- [PROBLEM]: Would you repeat the listing exactly but omit every picture?
◇ ◇ ◇ ◇ ◇
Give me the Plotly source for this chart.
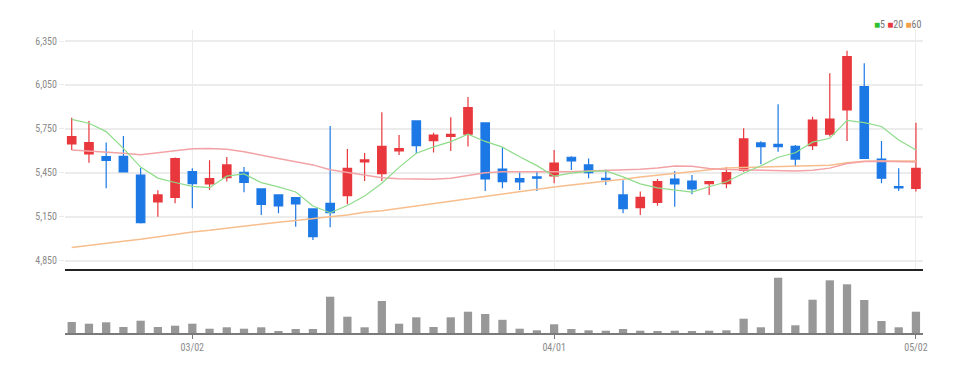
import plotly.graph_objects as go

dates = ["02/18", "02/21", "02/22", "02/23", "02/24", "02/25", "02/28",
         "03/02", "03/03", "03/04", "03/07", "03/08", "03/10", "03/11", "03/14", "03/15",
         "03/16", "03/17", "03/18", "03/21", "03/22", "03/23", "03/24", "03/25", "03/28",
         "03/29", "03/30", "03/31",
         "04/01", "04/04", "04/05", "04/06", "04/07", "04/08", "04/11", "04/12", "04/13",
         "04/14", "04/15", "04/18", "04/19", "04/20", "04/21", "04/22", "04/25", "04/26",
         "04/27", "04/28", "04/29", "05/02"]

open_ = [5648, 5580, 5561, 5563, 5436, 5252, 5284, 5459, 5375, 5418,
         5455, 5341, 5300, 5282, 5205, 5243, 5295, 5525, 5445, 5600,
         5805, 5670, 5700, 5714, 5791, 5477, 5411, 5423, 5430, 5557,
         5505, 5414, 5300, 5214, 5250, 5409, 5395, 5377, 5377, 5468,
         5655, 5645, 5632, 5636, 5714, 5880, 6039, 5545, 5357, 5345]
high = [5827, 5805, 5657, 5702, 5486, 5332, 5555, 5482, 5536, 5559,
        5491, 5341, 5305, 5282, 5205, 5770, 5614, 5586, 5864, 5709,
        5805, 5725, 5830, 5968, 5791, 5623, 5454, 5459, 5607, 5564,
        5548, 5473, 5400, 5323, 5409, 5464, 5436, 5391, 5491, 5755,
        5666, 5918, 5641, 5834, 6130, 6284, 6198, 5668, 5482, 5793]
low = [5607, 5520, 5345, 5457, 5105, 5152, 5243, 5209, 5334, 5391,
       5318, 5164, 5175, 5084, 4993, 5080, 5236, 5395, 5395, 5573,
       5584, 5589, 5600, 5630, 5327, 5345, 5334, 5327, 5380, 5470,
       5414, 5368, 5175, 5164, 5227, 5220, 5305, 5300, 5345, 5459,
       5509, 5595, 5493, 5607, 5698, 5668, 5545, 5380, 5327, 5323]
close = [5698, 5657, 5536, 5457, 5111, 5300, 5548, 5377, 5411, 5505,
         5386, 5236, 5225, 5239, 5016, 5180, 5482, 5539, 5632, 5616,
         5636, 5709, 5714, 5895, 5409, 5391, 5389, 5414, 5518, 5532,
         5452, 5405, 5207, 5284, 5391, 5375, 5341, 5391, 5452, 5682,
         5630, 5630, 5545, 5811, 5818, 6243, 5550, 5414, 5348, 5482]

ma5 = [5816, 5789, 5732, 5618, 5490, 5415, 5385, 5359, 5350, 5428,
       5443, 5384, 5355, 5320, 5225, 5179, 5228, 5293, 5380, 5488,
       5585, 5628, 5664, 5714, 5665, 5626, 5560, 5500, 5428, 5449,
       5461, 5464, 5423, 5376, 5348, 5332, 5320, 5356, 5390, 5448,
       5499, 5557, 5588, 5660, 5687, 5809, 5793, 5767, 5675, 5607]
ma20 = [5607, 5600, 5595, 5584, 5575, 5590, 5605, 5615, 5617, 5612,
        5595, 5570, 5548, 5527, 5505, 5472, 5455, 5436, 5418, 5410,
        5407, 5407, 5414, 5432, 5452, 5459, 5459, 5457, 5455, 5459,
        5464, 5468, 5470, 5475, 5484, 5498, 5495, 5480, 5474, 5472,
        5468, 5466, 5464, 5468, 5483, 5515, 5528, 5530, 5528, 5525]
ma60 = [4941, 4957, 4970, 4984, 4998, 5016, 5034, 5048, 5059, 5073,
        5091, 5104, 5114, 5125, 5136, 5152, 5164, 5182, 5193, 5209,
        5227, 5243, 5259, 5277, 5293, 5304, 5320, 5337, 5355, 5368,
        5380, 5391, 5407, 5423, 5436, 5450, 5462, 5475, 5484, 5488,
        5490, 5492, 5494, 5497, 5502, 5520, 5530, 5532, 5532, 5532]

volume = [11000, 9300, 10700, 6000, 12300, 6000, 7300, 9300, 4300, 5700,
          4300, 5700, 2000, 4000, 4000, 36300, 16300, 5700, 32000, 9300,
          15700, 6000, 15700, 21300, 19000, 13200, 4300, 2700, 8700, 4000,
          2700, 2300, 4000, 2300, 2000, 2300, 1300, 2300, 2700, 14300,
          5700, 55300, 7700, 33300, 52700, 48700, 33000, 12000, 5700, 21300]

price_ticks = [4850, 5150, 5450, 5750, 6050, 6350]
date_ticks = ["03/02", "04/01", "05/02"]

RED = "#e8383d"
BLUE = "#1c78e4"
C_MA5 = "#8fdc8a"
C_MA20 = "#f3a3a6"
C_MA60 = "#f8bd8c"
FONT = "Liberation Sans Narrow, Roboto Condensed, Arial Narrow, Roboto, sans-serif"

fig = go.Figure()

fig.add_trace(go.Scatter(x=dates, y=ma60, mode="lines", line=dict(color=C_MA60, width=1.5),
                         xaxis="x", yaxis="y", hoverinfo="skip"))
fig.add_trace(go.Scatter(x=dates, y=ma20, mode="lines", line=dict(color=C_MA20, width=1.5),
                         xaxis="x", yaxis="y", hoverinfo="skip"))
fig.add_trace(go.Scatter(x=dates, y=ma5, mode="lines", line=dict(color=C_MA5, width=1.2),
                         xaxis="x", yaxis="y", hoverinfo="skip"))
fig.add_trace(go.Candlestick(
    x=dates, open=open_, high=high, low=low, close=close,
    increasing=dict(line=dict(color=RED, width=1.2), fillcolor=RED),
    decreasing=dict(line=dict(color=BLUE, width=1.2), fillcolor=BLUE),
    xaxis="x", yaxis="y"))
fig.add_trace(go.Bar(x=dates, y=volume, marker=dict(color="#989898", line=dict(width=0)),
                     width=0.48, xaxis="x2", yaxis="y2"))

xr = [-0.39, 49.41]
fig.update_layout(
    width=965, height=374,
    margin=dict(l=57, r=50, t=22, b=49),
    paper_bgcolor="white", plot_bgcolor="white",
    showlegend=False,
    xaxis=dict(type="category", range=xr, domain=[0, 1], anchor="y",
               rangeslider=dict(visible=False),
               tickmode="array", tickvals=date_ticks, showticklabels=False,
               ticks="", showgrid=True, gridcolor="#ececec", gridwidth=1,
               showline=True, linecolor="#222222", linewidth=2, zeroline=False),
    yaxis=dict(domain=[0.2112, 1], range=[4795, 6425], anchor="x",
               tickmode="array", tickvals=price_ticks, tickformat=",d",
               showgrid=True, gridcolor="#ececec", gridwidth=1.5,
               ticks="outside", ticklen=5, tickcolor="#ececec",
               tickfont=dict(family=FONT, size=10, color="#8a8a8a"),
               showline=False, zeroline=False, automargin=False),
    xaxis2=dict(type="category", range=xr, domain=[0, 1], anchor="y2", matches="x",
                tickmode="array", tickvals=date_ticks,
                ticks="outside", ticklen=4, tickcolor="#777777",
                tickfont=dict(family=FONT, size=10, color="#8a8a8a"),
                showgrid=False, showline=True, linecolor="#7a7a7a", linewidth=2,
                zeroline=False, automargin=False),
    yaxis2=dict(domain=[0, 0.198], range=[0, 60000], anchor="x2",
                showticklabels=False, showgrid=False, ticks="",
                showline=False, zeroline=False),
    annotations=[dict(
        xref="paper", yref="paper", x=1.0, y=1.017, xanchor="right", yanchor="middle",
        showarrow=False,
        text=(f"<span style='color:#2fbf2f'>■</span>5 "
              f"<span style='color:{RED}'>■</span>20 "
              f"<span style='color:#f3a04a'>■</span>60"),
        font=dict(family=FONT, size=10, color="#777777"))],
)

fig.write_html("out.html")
◇ ◇ ◇ ◇ ◇
- [EXERCISE RESULT]:
Give me the Plotly source for this chart.
import plotly.graph_objects as go

dates = ["02/18", "02/21", "02/22", "02/23", "02/24", "02/25", "02/28",
         "03/02", "03/03", "03/04", "03/07", "03/08", "03/10", "03/11", "03/14", "03/15",
         "03/16", "03/17", "03/18", "03/21", "03/22", "03/23", "03/24", "03/25", "03/28",
         "03/29", "03/30", "03/31",
         "04/01", "04/04", "04/05", "04/06", "04/07", "04/08", "04/11", "04/12", "04/13",
         "04/14", "04/15", "04/18", "04/19", "04/20", "04/21", "04/22", "04/25", "04/26",
         "04/27", "04/28", "04/29", "05/02"]

open_ = [5648, 5580, 5561, 5563, 5436, 5252, 5284, 5459, 5375, 5418,
         5455, 5341, 5300, 5282, 5205, 5243, 5295, 5525, 5445, 5600,
         5805, 5670, 5700, 5714, 5791, 5477, 5411, 5423, 5430, 5557,
         5505, 5414, 5300, 5214, 5250, 5409, 5395, 5377, 5377, 5468,
         5655, 5645, 5632, 5636, 5714, 5880, 6039, 5545, 5357, 5345]
high = [5827, 5805, 5657, 5702, 5486, 5332, 5555, 5482, 5536, 5559,
        5491, 5341, 5305, 5282, 5205, 5770, 5614, 5586, 5864, 5709,
        5805, 5725, 5830, 5968, 5791, 5623, 5454, 5459, 5607, 5564,
        5548, 5473, 5400, 5323, 5409, 5464, 5436, 5391, 5491, 5755,
        5666, 5918, 5641, 5834, 6130, 6284, 6198, 5668, 5482, 5793]
low = [5607, 5520, 5345, 5457, 5105, 5152, 5243, 5209, 5334, 5391,
       5318, 5164, 5175, 5084, 4993, 5080, 5236, 5395, 5395, 5573,
       5584, 5589, 5600, 5630, 5327, 5345, 5334, 5327, 5380, 5470,
       5414, 5368, 5175, 5164, 5227, 5220, 5305, 5300, 5345, 5459,
       5509, 5595, 5493, 5607, 5698, 5668, 5545, 5380, 5327, 5323]
close = [5698, 5657, 5536, 5457, 5111, 5300, 5548, 5377, 5411, 5505,
         5386, 5236, 5225, 5239, 5016, 5180, 5482, 5539, 5632, 5616,
         5636, 5709, 5714, 5895, 5409, 5391, 5389, 5414, 5518, 5532,
         5452, 5405, 5207, 5284, 5391, 5375, 5341, 5391, 5452, 5682,
         5630, 5630, 5545, 5811, 5818, 6243, 5550, 5414, 5348, 5482]

ma5 = [5816, 5789, 5732, 5618, 5490, 5415, 5385, 5359, 5350, 5428,
       5443, 5384, 5355, 5320, 5225, 5179, 5228, 5293, 5380, 5488,
       5585, 5628, 5664, 5714, 5665, 5626, 5560, 5500, 5428, 5449,
       5461, 5464, 5423, 5376, 5348, 5332, 5320, 5356, 5390, 5448,
       5499, 5557, 5588, 5660, 5687, 5809, 5793, 5767, 5675, 5607]
ma20 = [5607, 5600, 5595, 5584, 5575, 5590, 5605, 5615, 5617, 5612,
        5595, 5570, 5548, 5527, 5505, 5472, 5455, 5436, 5418, 5410,
        5407, 5407, 5414, 5432, 5452, 5459, 5459, 5457, 5455, 5459,
        5464, 5468, 5470, 5475, 5484, 5498, 5495, 5480, 5474, 5472,
        5468, 5466, 5464, 5468, 5483, 5515, 5528, 5530, 5528, 5525]
ma60 = [4941, 4957, 4970, 4984, 4998, 5016, 5034, 5048, 5059, 5073,
        5091, 5104, 5114, 5125, 5136, 5152, 5164, 5182, 5193, 5209,
        5227, 5243, 5259, 5277, 5293, 5304, 5320, 5337, 5355, 5368,
        5380, 5391, 5407, 5423, 5436, 5450, 5462, 5475, 5484, 5488,
        5490, 5492, 5494, 5497, 5502, 5520, 5530, 5532, 5532, 5532]

volume = [11000, 9300, 10700, 6000, 12300, 6000, 7300, 9300, 4300, 5700,
          4300, 5700, 2000, 4000, 4000, 36300, 16300, 5700, 32000, 9300,
          15700, 6000, 15700, 21300, 19000, 13200, 4300, 2700, 8700, 4000,
          2700, 2300, 4000, 2300, 2000, 2300, 1300, 2300, 2700, 14300,
          5700, 55300, 7700, 33300, 52700, 48700, 33000, 12000, 5700, 21300]

price_ticks = [4850, 5150, 5450, 5750, 6050, 6350]
date_ticks = ["03/02", "04/01", "05/02"]

RED = "#e8383d"
BLUE = "#1c78e4"
C_MA5 = "#8fdc8a"
C_MA20 = "#f3a3a6"
C_MA60 = "#f8bd8c"
FONT = "Liberation Sans Narrow, Roboto Condensed, Arial Narrow, Roboto, sans-serif"

fig = go.Figure()

fig.add_trace(go.Scatter(x=dates, y=ma60, mode="lines", line=dict(color=C_MA60, width=1.5),
                         xaxis="x", yaxis="y", hoverinfo="skip"))
fig.add_trace(go.Scatter(x=dates, y=ma20, mode="lines", line=dict(color=C_MA20, width=1.5),
                         xaxis="x", yaxis="y", hoverinfo="skip"))
fig.add_trace(go.Scatter(x=dates, y=ma5, mode="lines", line=dict(color=C_MA5, width=1.2),
                         xaxis="x", yaxis="y", hoverinfo="skip"))
fig.add_trace(go.Candlestick(
    x=dates, open=open_, high=high, low=low, close=close,
    increasing=dict(line=dict(color=RED, width=1.2), fillcolor=RED),
    decreasing=dict(line=dict(color=BLUE, width=1.2), fillcolor=BLUE),
    xaxis="x", yaxis="y"))
fig.add_trace(go.Bar(x=dates, y=volume, marker=dict(color="#989898", line=dict(width=0)),
                     width=0.48, xaxis="x2", yaxis="y2"))

xr = [-0.39, 49.41]
fig.update_layout(
    width=965, height=374,
    margin=dict(l=57, r=50, t=22, b=49),
    paper_bgcolor="white", plot_bgcolor="white",
    showlegend=False,
    xaxis=dict(type="category", range=xr, domain=[0, 1], anchor="y",
               rangeslider=dict(visible=False),
               tickmode="array", tickvals=date_ticks, showticklabels=False,
               ticks="", showgrid=True, gridcolor="#ececec", gridwidth=1,
               showline=True, linecolor="#222222", linewidth=2, zeroline=False),
    yaxis=dict(domain=[0.2112, 1], range=[4795, 6425], anchor="x",
               tickmode="array", tickvals=price_ticks, tickformat=",d",
               showgrid=True, gridcolor="#ececec", gridwidth=1.5,
               ticks="outside", ticklen=5, tickcolor="#ececec",
               tickfont=dict(family=FONT, size=10, color="#8a8a8a"),
               showline=False, zeroline=False, automargin=False),
    xaxis2=dict(type="category", range=xr, domain=[0, 1], anchor="y2", matches="x",
                tickmode="array", tickvals=date_ticks,
                ticks="outside", ticklen=4, tickcolor="#777777",
                tickfont=dict(family=FONT, size=10, color="#8a8a8a"),
                showgrid=False, showline=True, linecolor="#7a7a7a", linewidth=2,
                zeroline=False, automargin=False),
    yaxis2=dict(domain=[0, 0.198], range=[0, 60000], anchor="x2",
                showticklabels=False, showgrid=False, ticks="",
                showline=False, zeroline=False),
    annotations=[dict(
        xref="paper", yref="paper", x=1.0, y=1.017, xanchor="right", yanchor="middle",
        showarrow=False,
        text=(f"<span style='color:#2fbf2f'>■</span>5 "
              f"<span style='color:{RED}'>■</span>20 "
              f"<span style='color:#f3a04a'>■</span>60"),
        font=dict(family=FONT, size=10, color="#777777"))],
)

fig.write_html("out.html")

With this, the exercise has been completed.